Friday, August 7, 2009

Into the Wild

This was one book I did not want to read the end of. It was the end of Chris McCandless, in the book "Into the wild". I had seen the movie based on this book and was deeply affected by that too and today the book refreshed all those feelings and then some. For those who have not seen the movie or read the book, it is about Chris, a 24 year old guy from a Washington D.C. suburb who traveled around the US and then starved to death on his dream Alaskan adventure. The book talks about the flak Chris got from people about being reckless, arrogant and ill-prepared for his fatal trip. Some of the criticism was justified, and may be even necessary at the time to dissuade other young people from undertaking similar expeditions without thinking about death as a very possible outcome.
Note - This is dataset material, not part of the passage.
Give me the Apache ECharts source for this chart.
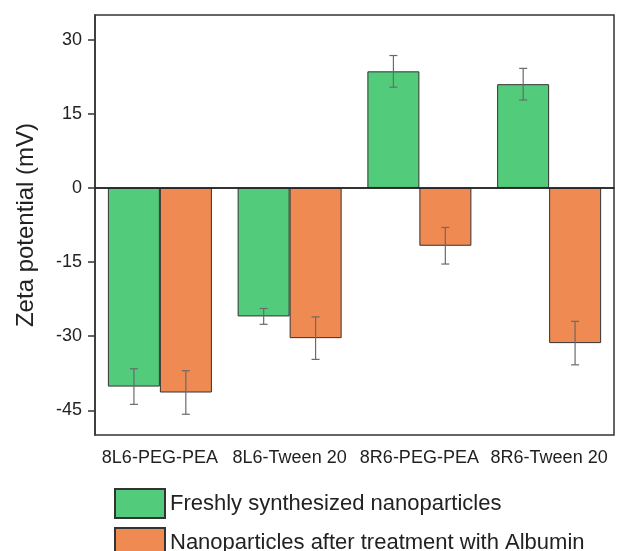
<!DOCTYPE html>
<html>
<head>
<meta charset="utf-8">
<script src="https://cdn.jsdelivr.net/npm/echarts@6/dist/echarts.min.js"></script>
<style>
  html, body { margin: 0; padding: 0; background: #fff; }
  #chart { width: 620px; height: 551px; }
</style>
</head>
<body>
<div id="chart"></div>
<script>
// categories and values
const categories = ['8L6-PEG-PEA', '8L6-Tween 20', '8R6-PEG-PEA', '8R6-Tween 20']
const freshValues = [-40.2, -26.0, 23.6, 21.0]
const freshErrors = [3.6, 1.6, 3.2, 3.2]
const albuminValues = [-41.4, -30.4, -11.7, -31.4]
const albuminErrors = [4.4, 4.3, 3.7, 4.4]
const yTicks = [-45, -30, -15, 0, 15, 30]
const seriesNames = ['Freshly synthesized nanoparticles', 'Nanoparticles after treatment with Albumin']

const colors = ['#52CB7A', '#EF8A53']
const font = 'Liberation Sans, Arial, sans-serif'

function errorData (values, errors) {
  return values.map(function (v, i) {
    return [i, v - errors[i], v + errors[i]]
  })
}

// draws one error bar, shifted left (-1) or right (+1) of the category centre
function errorRenderer (side) {
  return function (params, api) {
    const idx = api.value(0)
    const lo = api.coord([idx, api.value(1)])
    const hi = api.coord([idx, api.value(2)])
    const band = api.size([1, 0])[0]
    const x = lo[0] + side * band * 0.2
    const cap = 4
    const style = { stroke: '#6a6a6a', lineWidth: 1.2 }
    return {
      type: 'group',
      children: [
        { type: 'line', shape: { x1: x, y1: lo[1], x2: x, y2: hi[1] }, style: style },
        { type: 'line', shape: { x1: x - cap, y1: lo[1], x2: x + cap, y2: lo[1] }, style: style },
        { type: 'line', shape: { x1: x - cap, y1: hi[1], x2: x + cap, y2: hi[1] }, style: style }
      ]
    }
  }
}

// one legend per row so the second row may run off the bottom edge
function legendAt (top, name) {
  return {
    orient: 'vertical',
    left: 114,
    top: top,
    padding: 0,
    itemWidth: 50,
    itemHeight: 29,
    icon: 'rect',
    data: [name],
    textStyle: { fontSize: 22, color: '#222', fontFamily: font }
  }
}

let myChart = echarts.init(document.getElementById('chart'))
let option = {
  animation: false,
  color: colors,
  textStyle: { fontFamily: font },
  grid: {
    left: 95,
    right: 6,
    top: 15,
    bottom: 116,
    show: true,
    borderColor: '#333',
    borderWidth: 1.5
  },
  legend: [legendAt(488, seriesNames[0]), legendAt(527, seriesNames[1])],
  xAxis: {
    type: 'category',
    data: categories,
    axisLine: { lineStyle: { color: '#333', width: 1.5 } },
    axisTick: { alignWithLabel: true, length: 7, lineStyle: { color: '#333', width: 1.5 } },
    axisLabel: { fontSize: 18, color: '#222', margin: 14, interval: 0 }
  },
  yAxis: {
    type: 'value',
    min: -50,
    max: 35,
    name: 'Zeta potential (mV)',
    nameLocation: 'middle',
    nameGap: 57,
    nameTextStyle: { fontSize: 24, color: '#222' },
    splitLine: { show: false },
    axisLine: { show: true, lineStyle: { color: '#333', width: 1.5 } },
    axisTick: { show: true, length: 7, customValues: yTicks, lineStyle: { color: '#333', width: 1.5 } },
    axisLabel: { fontSize: 18, color: '#222', margin: 13, customValues: yTicks }
  },
  series: [
    {
      name: seriesNames[0],
      type: 'bar',
      data: freshValues,
      barWidth: 52,
      barGap: '0%',
      itemStyle: { color: colors[0], borderColor: '#333', borderWidth: 1 },
      markLine: {
        silent: true,
        symbol: 'none',
        label: { show: false },
        lineStyle: { color: '#222', type: 'solid', width: 1.5 },
        data: [{ yAxis: 0 }]
      }
    },
    {
      name: seriesNames[1],
      type: 'bar',
      data: albuminValues,
      barWidth: 52,
      barGap: '0%',
      itemStyle: { color: colors[1], borderColor: '#333', borderWidth: 1 }
    },
    {
      type: 'custom',
      renderItem: errorRenderer(-1),
      data: errorData(freshValues, freshErrors),
      encode: { x: 0, y: [1, 2] },
      z: 10
    },
    {
      type: 'custom',
      renderItem: errorRenderer(1),
      data: errorData(albuminValues, albuminErrors),
      encode: { x: 0, y: [1, 2] },
      z: 10
    }
  ]
}
option && myChart.setOption(option)
</script>
</body>
</html>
His death however was not due to recklessness or arrogance, but due to a unfortunate mistake he made in eating a poisonous fungus on the food he picked from the forest.
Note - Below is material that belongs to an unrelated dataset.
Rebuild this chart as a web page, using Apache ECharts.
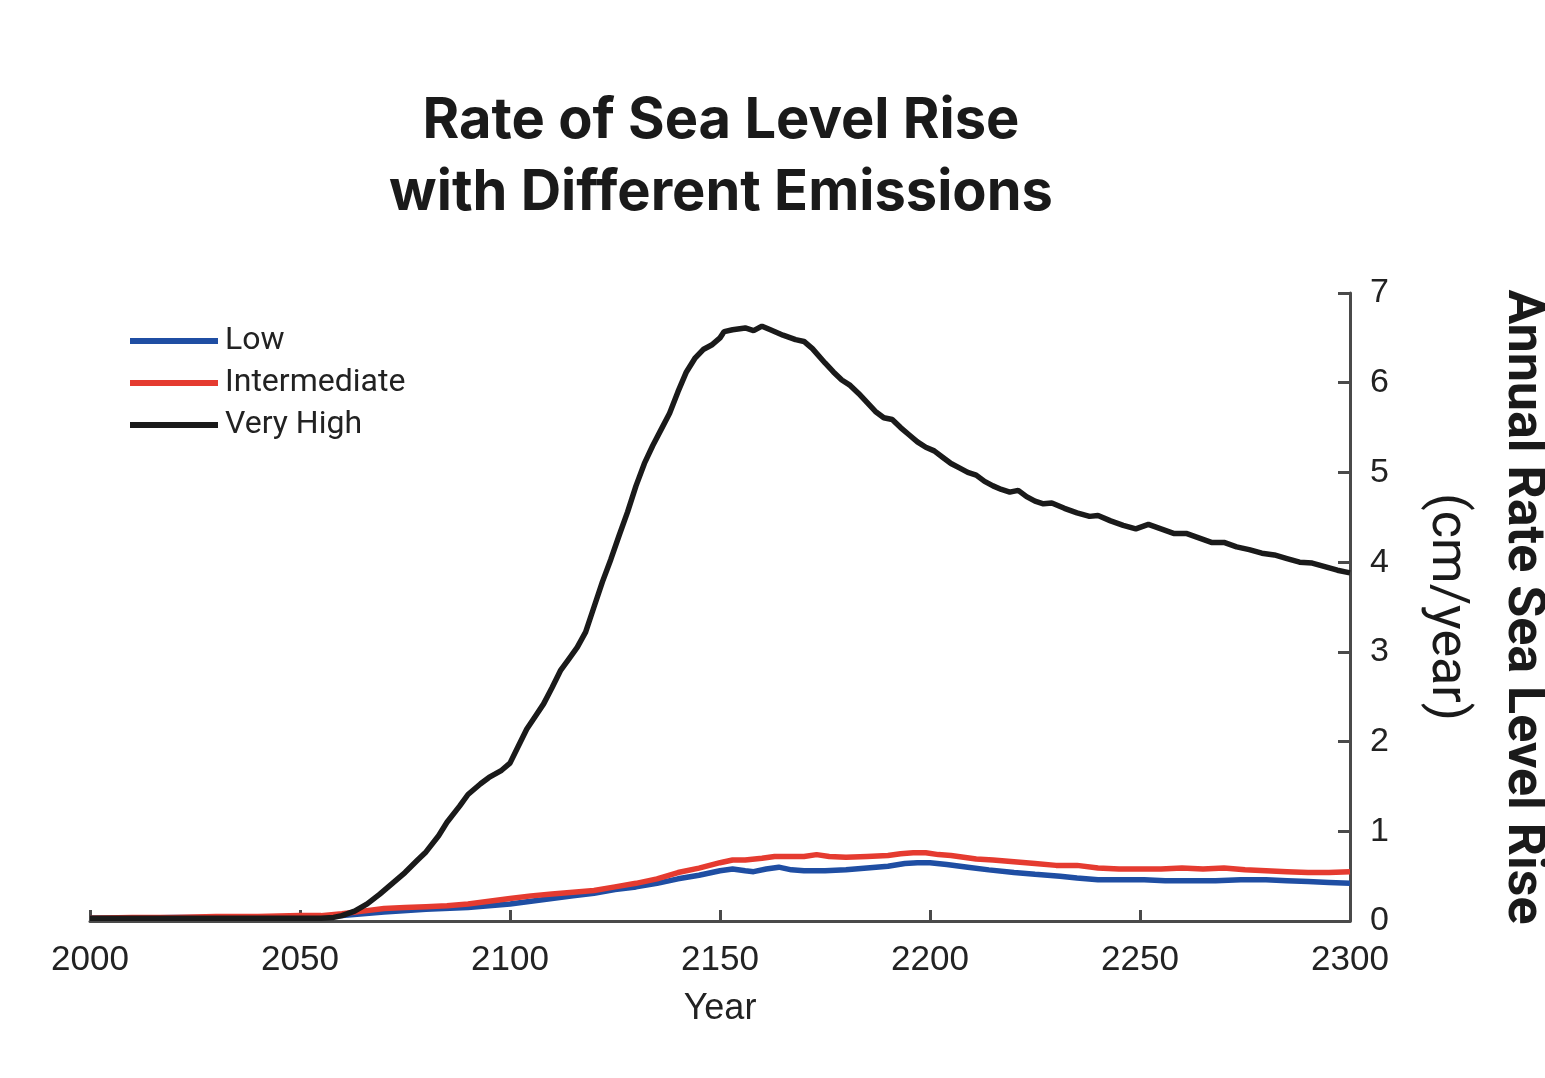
<!DOCTYPE html>
<html>
<head>
<meta charset="utf-8">
<script src="https://cdn.jsdelivr.net/npm/echarts@6/dist/echarts.min.js"></script>
<style>
html,body{margin:0;padding:0;background:#fff;}
#chart{width:1545px;height:1078px;}
</style>
</head>
<body>
<div id="chart"></div>
<script>
const titleLines = ['Rate of Sea Level Rise', 'with Different Emissions'];
const seriesNames = ['Low', 'Intermediate', 'Very High'];
const xTicks = [2000, 2050, 2100, 2150, 2200, 2250, 2300];
const yTicks = [0, 1, 2, 3, 4, 5, 6, 7];

const lowData = [
  [2000,0.03],[2010,0.03],[2020,0.04],[2030,0.04],[2040,0.04],[2050,0.05],[2055,0.05],[2060,0.06],[2065,0.08],
  [2070,0.10],[2080,0.13],[2090,0.15],[2095,0.17],[2100,0.19],[2105,0.22],[2110,0.25],[2115,0.28],[2120,0.31],
  [2125,0.35],[2130,0.38],[2135,0.42],[2140,0.47],[2145,0.51],[2150,0.56],[2153,0.58],[2156,0.56],[2158,0.55],
  [2161,0.58],[2164,0.60],[2167,0.57],[2170,0.56],[2175,0.56],[2180,0.57],[2185,0.59],[2190,0.61],[2194,0.64],
  [2197,0.65],[2200,0.65],[2204,0.63],[2209,0.60],[2214,0.57],[2220,0.54],[2225,0.52],[2231,0.50],[2235,0.48],
  [2240,0.46],[2245,0.46],[2251,0.46],[2256,0.45],[2262,0.45],[2268,0.45],[2274,0.46],[2280,0.46],[2285,0.45],
  [2290,0.44],[2295,0.43],[2300,0.42]
];
const intermediateData = [
  [2000,0.03],[2010,0.04],[2020,0.04],[2030,0.05],[2040,0.05],[2050,0.06],[2055,0.06],[2060,0.08],[2065,0.11],
  [2070,0.14],[2075,0.15],[2080,0.16],[2085,0.17],[2090,0.19],[2095,0.22],[2100,0.25],[2105,0.28],[2110,0.30],
  [2115,0.32],[2120,0.34],[2125,0.38],[2130,0.42],[2135,0.47],[2140,0.54],[2145,0.59],[2150,0.65],[2153,0.68],
  [2156,0.68],[2160,0.70],[2163,0.72],[2166,0.72],[2170,0.72],[2173,0.74],[2176,0.72],[2180,0.71],[2185,0.72],
  [2190,0.73],[2193,0.75],[2196,0.76],[2199,0.76],[2202,0.74],[2205,0.73],[2208,0.71],[2211,0.69],[2215,0.68],
  [2220,0.66],[2225,0.64],[2230,0.62],[2235,0.62],[2240,0.59],[2245,0.58],[2250,0.58],[2255,0.58],[2260,0.59],
  [2265,0.58],[2270,0.59],[2275,0.57],[2280,0.56],[2285,0.55],[2290,0.54],[2295,0.54],[2300,0.55]
];
const veryHighData = [
  [2000,0.03],[2010,0.03],[2020,0.03],[2030,0.03],[2040,0.03],[2050,0.03],[2055,0.03],[2058,0.04],[2060,0.06],
  [2063,0.11],[2066,0.19],[2069,0.30],[2072,0.42],[2075,0.54],[2078,0.68],[2080,0.77],[2083,0.95],[2085,1.10],
  [2088,1.28],[2090,1.41],[2093,1.53],[2095,1.60],[2098,1.68],[2100,1.76],[2102,1.95],[2104,2.14],[2106,2.28],
  [2108,2.42],[2110,2.60],[2112,2.79],[2114,2.92],[2116,3.05],[2118,3.22],[2120,3.50],[2122,3.78],[2124,4.03],
  [2126,4.30],[2128,4.56],[2130,4.85],[2132,5.10],[2134,5.30],[2136,5.48],[2138,5.66],[2140,5.90],[2142,6.12],
  [2144,6.27],[2146,6.37],[2148,6.42],[2150,6.50],[2151,6.57],[2153,6.59],[2156,6.61],[2158,6.58],[2160,6.63],
  [2162,6.59],[2165,6.53],[2168,6.48],[2170,6.46],[2172,6.38],[2175,6.22],[2177,6.12],[2179,6.03],[2181,5.97],
  [2183,5.88],[2185,5.78],[2187,5.68],[2189,5.61],[2191,5.59],[2193,5.50],[2195,5.42],[2197,5.34],[2199,5.28],
  [2201,5.24],[2203,5.17],[2205,5.10],[2207,5.05],[2209,5.00],[2211,4.97],[2213,4.90],[2215,4.85],[2217,4.81],
  [2219,4.78],[2221,4.80],[2223,4.73],[2225,4.68],[2227,4.65],[2229,4.66],[2232,4.60],[2235,4.55],[2238,4.51],
  [2240,4.52],[2243,4.46],[2246,4.41],[2249,4.37],[2252,4.42],[2255,4.37],[2258,4.32],[2261,4.32],[2264,4.27],
  [2267,4.22],[2270,4.22],[2273,4.17],[2276,4.14],[2279,4.10],[2282,4.08],[2285,4.04],[2288,4.00],[2291,3.99],
  [2294,3.95],[2297,3.91],[2300,3.88]
];
const colors = ['#1f4ea3', '#e53b30', '#1a1a1a'];

const chart = echarts.init(document.getElementById('chart'), null, {renderer: 'canvas'});
const axisColor = '#4a4a4a';
const tickFont = '"Liberation Sans", Arial, sans-serif';
const condFont = 'Roboto, sans-serif';

chart.setOption({
  backgroundColor: '#ffffff',
  animation: false,
  title: {
    text: titleLines.join('\n'),
    left: 716,
    top: 80,
    textAlign: 'center',
    textStyle: {
      fontFamily: 'Inter, "Liberation Sans", sans-serif',
      fontWeight: 'bold',
      fontSize: 56,
      lineHeight: 72,
      color: '#1a1a1a'
    }
  },
  legend: {
    data: seriesNames,
    orient: 'vertical',
    left: 125,
    top: 320,
    itemWidth: 88,
    itemHeight: 6,
    itemGap: 10,
    icon: 'rect',
    textStyle: {
      fontFamily: condFont,
      fontSize: 32,
      color: '#222',
      padding: [0, 0, 0, 2]
    }
  },
  grid: {
    left: 90,
    right: 195,
    top: 293,
    bottom: 157,
    containLabel: false,
    outerBoundsMode: 'none'
  },
  xAxis: {
    type: 'value',
    min: xTicks[0],
    max: xTicks[xTicks.length - 1],
    interval: 50,
    name: 'Year',
    nameLocation: 'middle',
    nameGap: 70,
    nameTextStyle: {fontFamily: tickFont, fontSize: 36, color: '#222'},
    axisLine: {show: true, onZero: false, lineStyle: {color: axisColor, width: 3}},
    axisTick: {show: true, inside: true, length: 11, lineStyle: {color: axisColor, width: 3}},
    axisLabel: {fontFamily: tickFont, fontSize: 35, color: '#222', margin: 22, formatter: v => String(v)},
    splitLine: {show: false}
  },
  yAxis: {
    type: 'value',
    position: 'right',
    min: yTicks[0],
    max: yTicks[yTicks.length - 1],
    interval: 1,
    name: '{a|Annual Rate Sea Level Rise}\n{b|(cm/year)}',
    nameLocation: 'middle',
    nameRotate: -90,
    nameGap: 58,
    nameTextStyle: {
      rich: {
        a: {fontFamily: condFont, fontWeight: 'bold', fontSize: 52, color: '#1a1a1a', lineHeight: 76},
        b: {fontFamily: condFont, fontSize: 52, color: '#1a1a1a', lineHeight: 76}
      }
    },
    axisLine: {show: true, lineStyle: {color: axisColor, width: 3}},
    axisTick: {show: true, inside: true, length: 12, lineStyle: {color: axisColor, width: 3}},
    axisLabel: {fontFamily: tickFont, fontSize: 34, color: '#222', margin: 20},
    splitLine: {show: false}
  },
  series: [
    {name: seriesNames[0], type: 'line', data: lowData, showSymbol: false, color: colors[0], lineStyle: {width: 5.5, color: colors[0]}, z: 2},
    {name: seriesNames[1], type: 'line', data: intermediateData, showSymbol: false, color: colors[1], lineStyle: {width: 5.5, color: colors[1]}, z: 3},
    {name: seriesNames[2], type: 'line', data: veryHighData, showSymbol: false, color: colors[2], lineStyle: {width: 5.5, color: colors[2]}, z: 4}
  ]
});
</script>
</body>
</html>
What stuck me most about Chris in the movie and now with the book, was his selfishness. He did not think about his parents, siblings or friends before his own mission. And it was a selfish mission at that, meant to satisfy no one but himself. I admire that about him. Parental love is such that one owes it to one's parents to out-live them. No parent should see their child die. Besides his parents, he got emotionally attached to a lot of other people on the way, or rather people got attached to him, but he stuck to his resolve and moved away from everyone with no known remorse. Being the kind of person who gets attached to people rather quickly, I find this to be the hardest thing to do.

The book itself is not all about Chris. It talks about other travellers who perished while trying to achieve their dreams of conquering or at least surviving nature's extreme terrains. I am sure more people come out of these expeditions alive than dead, but this book is not about people who survived (except for the author himself). So I can only speculate what the survivors experience when all is done. Do they feel elated at having achieved what they set out to do, or feel underwhelmed that their challenge was not bigger than them? Can they ever stop unless they go far enough to some place that kills them?